Oval-shaped, canopied in deep shade by a dozen oaks at the edges, our green space in Virginia was a long field open down the middle. A real hitter’s paradise.
Spring after spring we dragged out the duffle full of balls, two or three score, and set up against the biggest oak of all. I threw ball after ball, correcting the boys’ stance, adjusting their hands, lobbing hittable pitches just to hear the bat go ‘ping!’ and watch the ball sail over my head.
The bag emptied, we began our own version of the Easter Egg Hunt.
Some balls rolled into the hedges behind the oak. Others into the thorn bush. Still others, their roll absorbed by the grass, hid from us all season or got whacked by the lawn service, the mower going Growl… Pop!

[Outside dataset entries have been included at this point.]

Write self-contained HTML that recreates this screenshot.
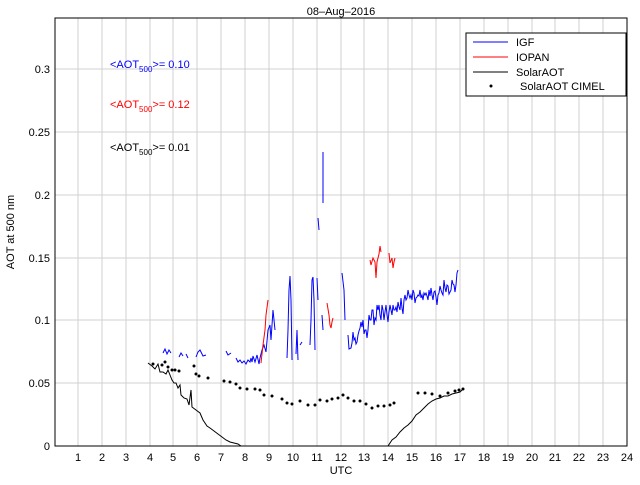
<!DOCTYPE html>
<html><head><style>
body{margin:0;background:#fff;}
svg text{font-family:"Liberation Sans",sans-serif;}
</style></head><body>
<svg width="640" height="480" viewBox="0 0 640 480" xmlns="http://www.w3.org/2000/svg">
<rect width="640" height="480" fill="#fff"/>
<g stroke="#d0d0d0" stroke-width="1">
<line x1="78" y1="18" x2="78" y2="446"/><line x1="102" y1="18" x2="102" y2="446"/><line x1="126" y1="18" x2="126" y2="446"/><line x1="150" y1="18" x2="150" y2="446"/><line x1="173" y1="18" x2="173" y2="446"/><line x1="197" y1="18" x2="197" y2="446"/><line x1="221" y1="18" x2="221" y2="446"/><line x1="245" y1="18" x2="245" y2="446"/><line x1="269" y1="18" x2="269" y2="446"/><line x1="293" y1="18" x2="293" y2="446"/><line x1="317" y1="18" x2="317" y2="446"/><line x1="341" y1="18" x2="341" y2="446"/><line x1="364" y1="18" x2="364" y2="446"/><line x1="388" y1="18" x2="388" y2="446"/><line x1="412" y1="18" x2="412" y2="446"/><line x1="436" y1="18" x2="436" y2="446"/><line x1="460" y1="18" x2="460" y2="446"/><line x1="484" y1="18" x2="484" y2="446"/><line x1="508" y1="18" x2="508" y2="446"/><line x1="532" y1="18" x2="532" y2="446"/><line x1="555" y1="18" x2="555" y2="446"/><line x1="579" y1="18" x2="579" y2="446"/><line x1="603" y1="18" x2="603" y2="446"/>
<line x1="55" y1="383" x2="627" y2="383"/><line x1="55" y1="320" x2="627" y2="320"/><line x1="55" y1="258" x2="627" y2="258"/><line x1="55" y1="195" x2="627" y2="195"/><line x1="55" y1="132" x2="627" y2="132"/><line x1="55" y1="69" x2="627" y2="69"/>
</g>
<rect x="55" y="18" width="572" height="428" fill="none" stroke="#000" stroke-width="1"/>
<g font-size="11" fill="#000" text-anchor="middle">
<text x="78" y="461">1</text><text x="102" y="461">2</text><text x="126" y="461">3</text><text x="150" y="461">4</text><text x="173" y="461">5</text><text x="197" y="461">6</text><text x="221" y="461">7</text><text x="245" y="461">8</text><text x="269" y="461">9</text><text x="293" y="461">10</text><text x="317" y="461">11</text><text x="341" y="461">12</text><text x="364" y="461">13</text><text x="388" y="461">14</text><text x="412" y="461">15</text><text x="436" y="461">16</text><text x="460" y="461">17</text><text x="484" y="461">18</text><text x="508" y="461">19</text><text x="532" y="461">20</text><text x="555" y="461">21</text><text x="579" y="461">22</text><text x="603" y="461">23</text><text x="627" y="461">24</text>
<text x="341" y="474">UTC</text>
<text x="341" y="15">08–Aug–2016</text>
</g>
<g font-size="11" fill="#000" text-anchor="end">
<text x="50" y="450">0</text><text x="50" y="387">0.05</text><text x="50" y="324">0.1</text><text x="50" y="262">0.15</text><text x="50" y="199">0.2</text><text x="50" y="136">0.25</text><text x="50" y="73">0.3</text>
</g>
<text x="14" y="232" font-size="11" text-anchor="middle" transform="rotate(-90 14 232)">AOT at 500 nm</text>
<text x="110" y="68" font-size="11" fill="#0000ff">&lt;AOT<tspan font-size="8" dy="4">500</tspan><tspan dy="-4">&gt;= 0.10</tspan></text>
<text x="110" y="108" font-size="11" fill="#ff0000">&lt;AOT<tspan font-size="8" dy="4">500</tspan><tspan dy="-4">&gt;= 0.12</tspan></text>
<text x="110" y="151" font-size="11" fill="#000">&lt;AOT<tspan font-size="8" dy="4">500</tspan><tspan dy="-4">&gt;= 0.01</tspan></text>
<g fill="none" stroke="#0000ff" stroke-width="1">
<polyline points="163,353 165,349 167,354 169,350 171,353"/>
<polyline points="179,357 181,353 183,356"/>
<polyline points="186,354 188,358"/>
<polyline points="196,357 198,352 200,350 203,356 206,355"/>
<polyline points="226,351 228,355 231,353"/>
<polyline points="236,358 238,362 240,360 242,363 244,361 246,364 248,360 250,362 251,358 252,362 253,356 255,362 257,355 259,364 260,358 262,350 264,345 266,352 268,330 270,325 271,340 273,310 274,320 275,330"/>
<polyline points="287,358 288,330 289,290 290,276 291,300 292,360"/>
<polyline points="296,354 297,330 298,360"/>
<polyline points="300,345 302,342"/>
<polyline points="310,345 311,320 312,280 313,277 314,300 315,350"/>
<polyline points="317,278 318,300"/>
<polyline points="318,218 319,230"/>
<polyline points="323,152 323,203"/>
<polyline points="322,315 323,330"/>
<polyline points="342,273 344,290 345,320"/>
<polyline points="348,335 349,349 351,348 352,343 353,332 354,340 355,338 356,344 357,342 358,335 359,331 360,328 361,322 362,327 363,320 364,334 365,330 366,330 367,338 368,330 369,315 370,320 371,320 372,310 373,310 374,325 375,318 376,320 377,305 378,310 379,305 380,315 381,320 382,305 383,310 384,320 385,312 386,305 387,315 388,322 389,312 390,305 391,310 392,315 393,305 394,310 395,310 396,307 397,312 398,302 399,307 400,310 401,298 402,308 403,314 404,300 405,295 406,300 407,298 408,290 409,295 410,298 411,295 412,300 413,290 414,293 415,303 416,298 417,297 418,295 419,296 420,290 421,298 422,295 423,300 424,293 425,295 426,293 427,296 428,300 429,290 430,296 431,288 432,295 433,300 434,292 435,291 436,297 437,305 438,295 439,293 440,286 441,290 442,293 443,295 444,280 445,288 446,292 447,285 448,286 449,294 450,292 451,290 452,280 453,284 454,285 455,292 456,285 457,273 458,270"/>
</g>
<g fill="none" stroke="#ff0000" stroke-width="1">
<polyline points="261,363 263,345 265,330 266,315 268,300"/>
<polyline points="327,303 329,315 330,325 331,328 332,322 333,318"/>
<polyline points="370,260 371,265 373,258 375,262 376,278 377,262 379,254 380,246 381,252"/>
<polyline points="389,253 390,263 392,258 393,268 394,262 395,258"/>
</g>
<g fill="none" stroke="#000" stroke-width="1">
<polyline points="148,363 152,366 155,369 158,364 160,372 163,372 166,374 168,370 170,375 172,380 174,383 176,383 178,388 180,385 181,395 184,398 187,399 189,405 191,390 192,407 196,410 200,413 203,420 207,426 210,428 214,431 218,434 222,437 226,440 230,442 234,443 238,444 241,446"/>
<polyline points="388,446 392,440 396,437 400,432 404,428 408,425 412,421 416,415 420,412 424,408 428,404 432,401 436,399 440,398 444,396 448,396 452,394 456,393 460,392 463,389"/>
</g>
<g fill="#000">
<circle cx="153" cy="364" r="1.5"/><circle cx="162" cy="365" r="1.5"/><circle cx="165" cy="362" r="1.5"/><circle cx="168" cy="367" r="1.5"/><circle cx="172" cy="370" r="1.5"/><circle cx="175" cy="370" r="1.5"/><circle cx="179" cy="371" r="1.5"/><circle cx="194" cy="366" r="1.5"/><circle cx="196" cy="374" r="1.5"/><circle cx="199" cy="376" r="1.5"/><circle cx="208" cy="378" r="1.5"/><circle cx="224" cy="381" r="1.5"/><circle cx="230" cy="382" r="1.5"/><circle cx="236" cy="384" r="1.5"/><circle cx="240" cy="388" r="1.5"/><circle cx="247" cy="389" r="1.5"/><circle cx="255" cy="389" r="1.5"/><circle cx="260" cy="390" r="1.5"/><circle cx="264" cy="395" r="1.5"/><circle cx="272" cy="396" r="1.5"/><circle cx="282" cy="399" r="1.5"/><circle cx="287" cy="403" r="1.5"/><circle cx="292" cy="404" r="1.5"/><circle cx="300" cy="401" r="1.5"/><circle cx="308" cy="405" r="1.5"/><circle cx="315" cy="405" r="1.5"/><circle cx="320" cy="400" r="1.5"/><circle cx="327" cy="401" r="1.5"/><circle cx="332" cy="399" r="1.5"/><circle cx="338" cy="398" r="1.5"/><circle cx="343" cy="395" r="1.5"/><circle cx="348" cy="398" r="1.5"/><circle cx="354" cy="401" r="1.5"/><circle cx="360" cy="401" r="1.5"/><circle cx="366" cy="404" r="1.5"/><circle cx="372" cy="408" r="1.5"/><circle cx="378" cy="406" r="1.5"/><circle cx="384" cy="406" r="1.5"/><circle cx="390" cy="405" r="1.5"/><circle cx="394" cy="403" r="1.5"/><circle cx="418" cy="393" r="1.5"/><circle cx="425" cy="393" r="1.5"/><circle cx="432" cy="394" r="1.5"/><circle cx="440" cy="396" r="1.5"/><circle cx="448" cy="393" r="1.5"/><circle cx="455" cy="391" r="1.5"/><circle cx="459" cy="390" r="1.5"/><circle cx="463" cy="389" r="1.5"/>
</g>
<rect x="466" y="33" width="160" height="63" fill="#fff" stroke="#000" stroke-width="1"/>
<g font-size="11" fill="#000">
<line x1="473" y1="42" x2="508" y2="42" stroke="#0000ff"/><text x="516" y="46">IGF</text>
<line x1="473" y1="57" x2="508" y2="57" stroke="#ff0000"/><text x="516" y="61">IOPAN</text>
<line x1="473" y1="72" x2="508" y2="72" stroke="#000"/><text x="516" y="76">SolarAOT</text>
<circle cx="491" cy="86" r="1.5"/><text x="520" y="90">SolarAOT CIMEL</text>
</g>
</svg>
</body></html>
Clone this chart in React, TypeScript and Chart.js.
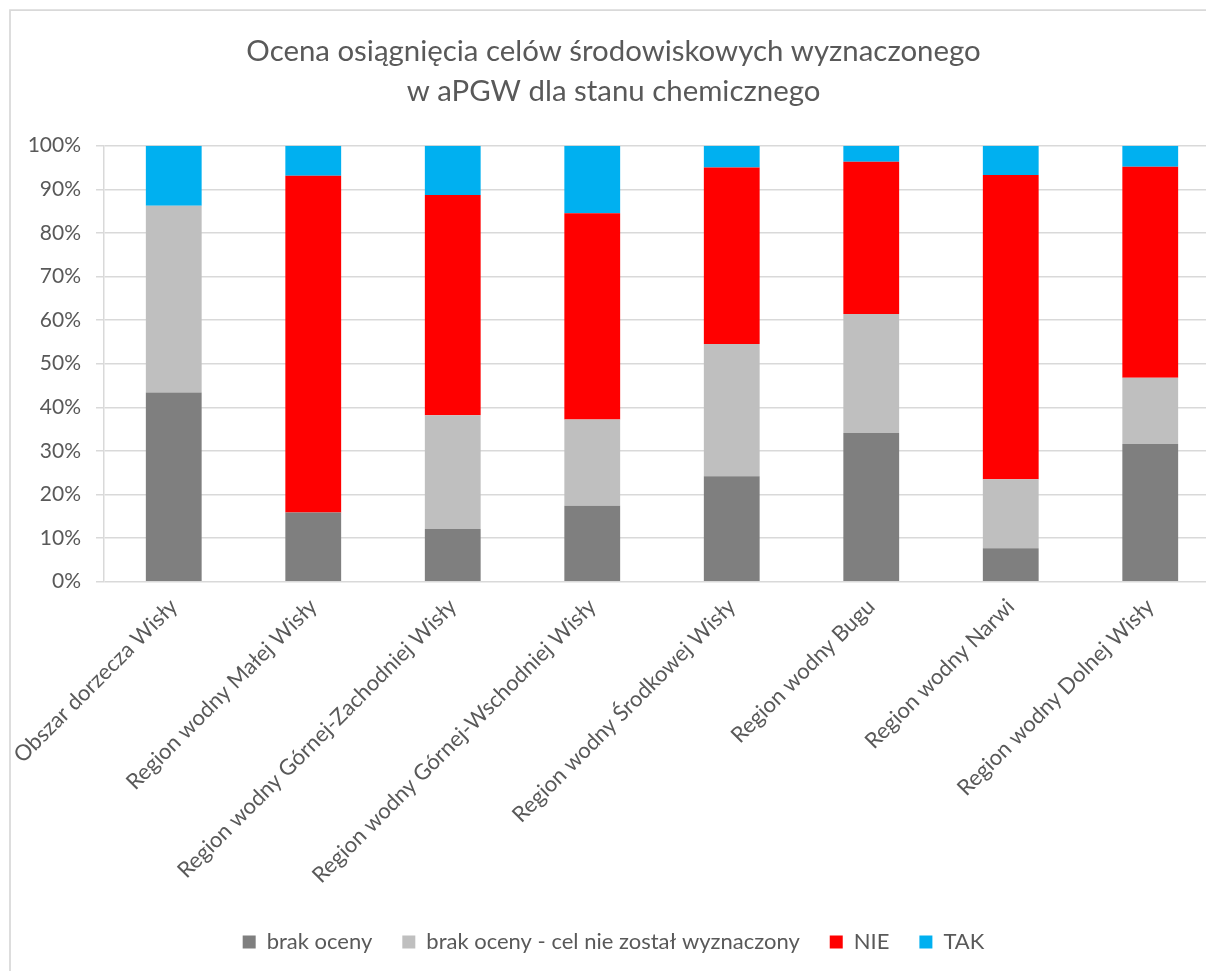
import React, { useEffect, useRef } from "react";
import { Chart, registerables } from "chart.js";

Chart.register(...registerables);

const titleLines = [
  "Ocena osiągnięcia celów środowiskowych wyznaczonego",
  "w aPGW dla stanu chemicznego",
];

const categories = [
  "Obszar dorzecza Wisły",
  "Region wodny Małej Wisły",
  "Region wodny Górnej-Zachodniej Wisły",
  "Region wodny Górnej-Wschodniej Wisły",
  "Region wodny Środkowej Wisły",
  "Region wodny Bugu",
  "Region wodny Narwi",
  "Region wodny Dolnej Wisły",
];

const seriesNames = [
  "brak oceny",
  "brak oceny - cel nie został wyznaczony",
  "NIE",
  "TAK",
];

const brakOceny = [43.4, 15.9, 12.1, 17.4, 24.2, 34.1, 7.7, 31.6];
const brakCelu = [42.8, 0, 26.1, 19.8, 30.3, 27.3, 15.8, 15.2];
const nie = [0, 77.2, 50.5, 47.3, 40.5, 34.9, 69.8, 48.4];
const tak = [13.8, 6.9, 11.3, 15.5, 5.0, 3.7, 6.7, 4.8];

const seriesColors = ["#7F7F7F", "#BFBFBF", "#FF0000", "#00B0F0"];

const yTickValues = [0, 10, 20, 30, 40, 50, 60, 70, 80, 90, 100];

const FONT = "Lato";
const TEXT = "#595959";
const GRID = "#D9D9D9";

const CANVAS_W = 1230;
const CANVAS_H = 971;

const framePlugin = {
  id: "frame",
  beforeDraw(chart: any) {
    const ctx = chart.ctx;
    ctx.save();
    ctx.fillStyle = "#ffffff";
    ctx.fillRect(0, 0, chart.width, chart.height);
    ctx.strokeStyle = GRID;
    ctx.lineWidth = 1.75;
    ctx.beginPath();
    ctx.moveTo(10, chart.height + 10);
    ctx.lineTo(10, 10);
    ctx.lineTo(chart.width + 10, 10);
    ctx.stroke();
    ctx.restore();
  },
};

export default function App() {
  const ref = useRef<HTMLCanvasElement | null>(null);

  useEffect(() => {
    if (!ref.current) return;
    const allSeries = [brakOceny, brakCelu, nie, tak];
    const chart = new Chart(ref.current, {
      type: "bar",
      data: {
        labels: categories,
        datasets: allSeries.map((d, i) => ({
          label: seriesNames[i],
          data: d,
          backgroundColor: seriesColors[i],
          borderWidth: 0,
          categoryPercentage: 1,
          barPercentage: 0.4,
        })),
      },
      plugins: [framePlugin],
      options: {
        responsive: false,
        animation: false,
        devicePixelRatio: 1,
        layout: { padding: { left: 7, right: 10, top: 0, bottom: 8 } },
        plugins: {
          tooltip: { enabled: false },
          title: {
            display: true,
            text: titleLines,
            color: TEXT,
            font: { family: FONT, size: 29.4, weight: "normal", lineHeight: 40 / 29.4 },
            padding: { top: 32, bottom: 33.7 },
          },
          legend: {
            position: "bottom",
            labels: {
              boxWidth: 13,
              boxHeight: 13,
              padding: 30,
              color: TEXT,
              font: { family: FONT, size: 22 },
            },
          },
        },
        scales: {
          x: {
            stacked: true,
            grid: { display: false },
            border: { display: false },
            ticks: {
              autoSkip: false,
              maxRotation: 45,
              minRotation: 45,
              color: TEXT,
              padding: 4,
              font: { family: FONT, size: 22 },
            },
            afterFit(scale: any) {
              scale.height = 319.3;
            },
          },
          y: {
            stacked: true,
            min: 0,
            max: 100,
            afterBuildTicks(scale: any) {
              scale.ticks = yTickValues.map((v) => ({ value: v }));
            },
            grid: { color: GRID, lineWidth: 1.5, tickLength: 8, drawTicks: true },
            border: { display: true, color: GRID, width: 1.5 },
            ticks: {
              color: TEXT,
              padding: 15,
              font: { family: FONT, size: 21 },
              callback: (v: any) => `${v}%`,
            },
            afterFit(scale: any) {
              scale.width = 97;
            },
          },
        },
      },
    } as any);
    return () => chart.destroy();
  }, []);

  return (
    <div
      style={{
        position: "fixed",
        left: 0,
        top: 0,
        width: 1206,
        height: 971,
        overflow: "hidden",
        background: "#fff",
      }}
    >
      <canvas ref={ref} width={CANVAS_W} height={CANVAS_H} style={{ display: "block" }} />
    </div>
  );
}
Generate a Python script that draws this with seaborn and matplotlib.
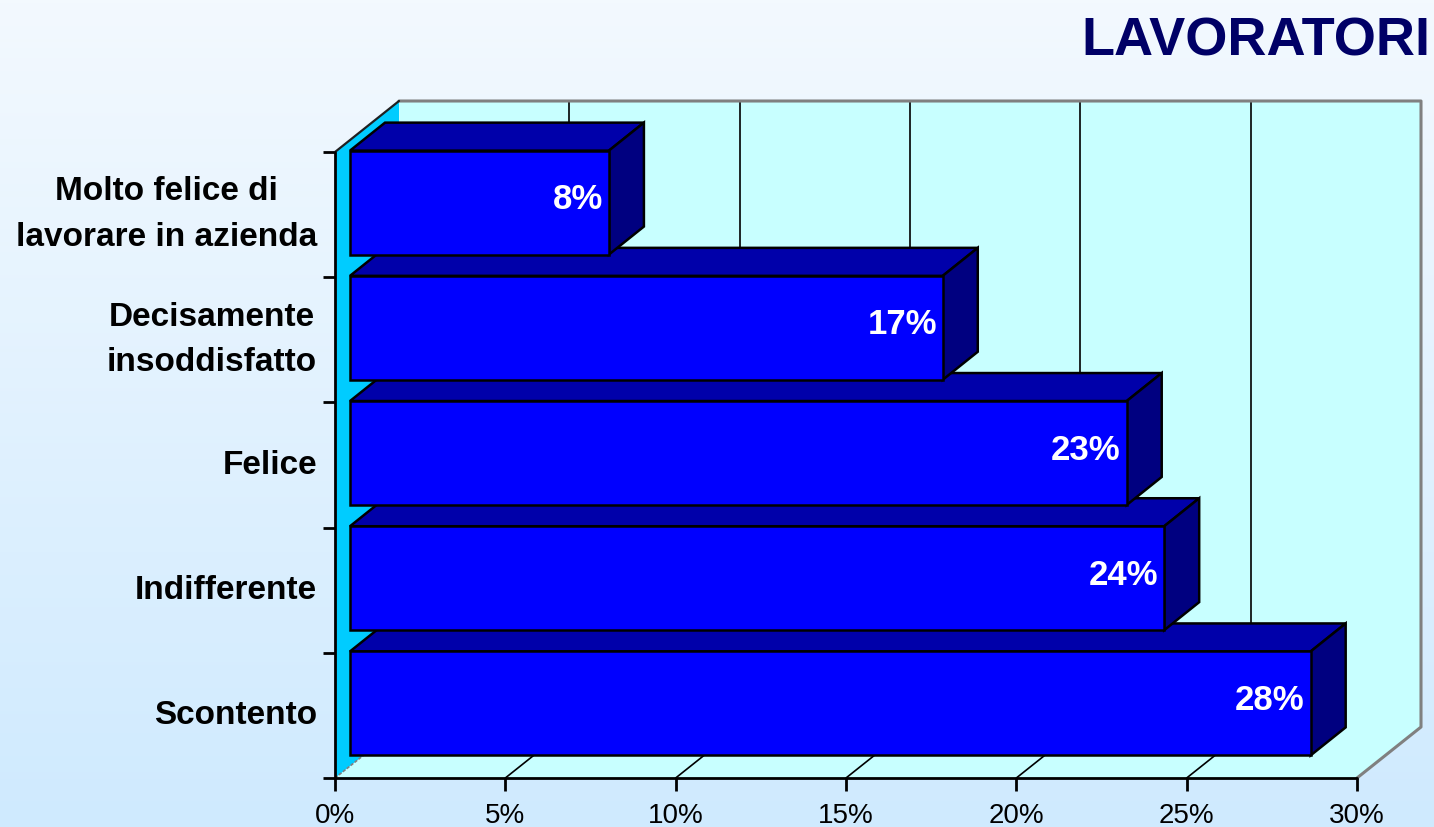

We refilled the bag to start all over again, diminishing returns, a ball or two a day lost to the grass.
I’m grateful for my patch of green here, 14 floors below, so near at hand we could zip-line down. We still pitch and hit, and some future day I’ll miss these times, too.
For now, I miss the tall grass of Spring in Virginia, and the East Egg Hunt that was sure to ensue.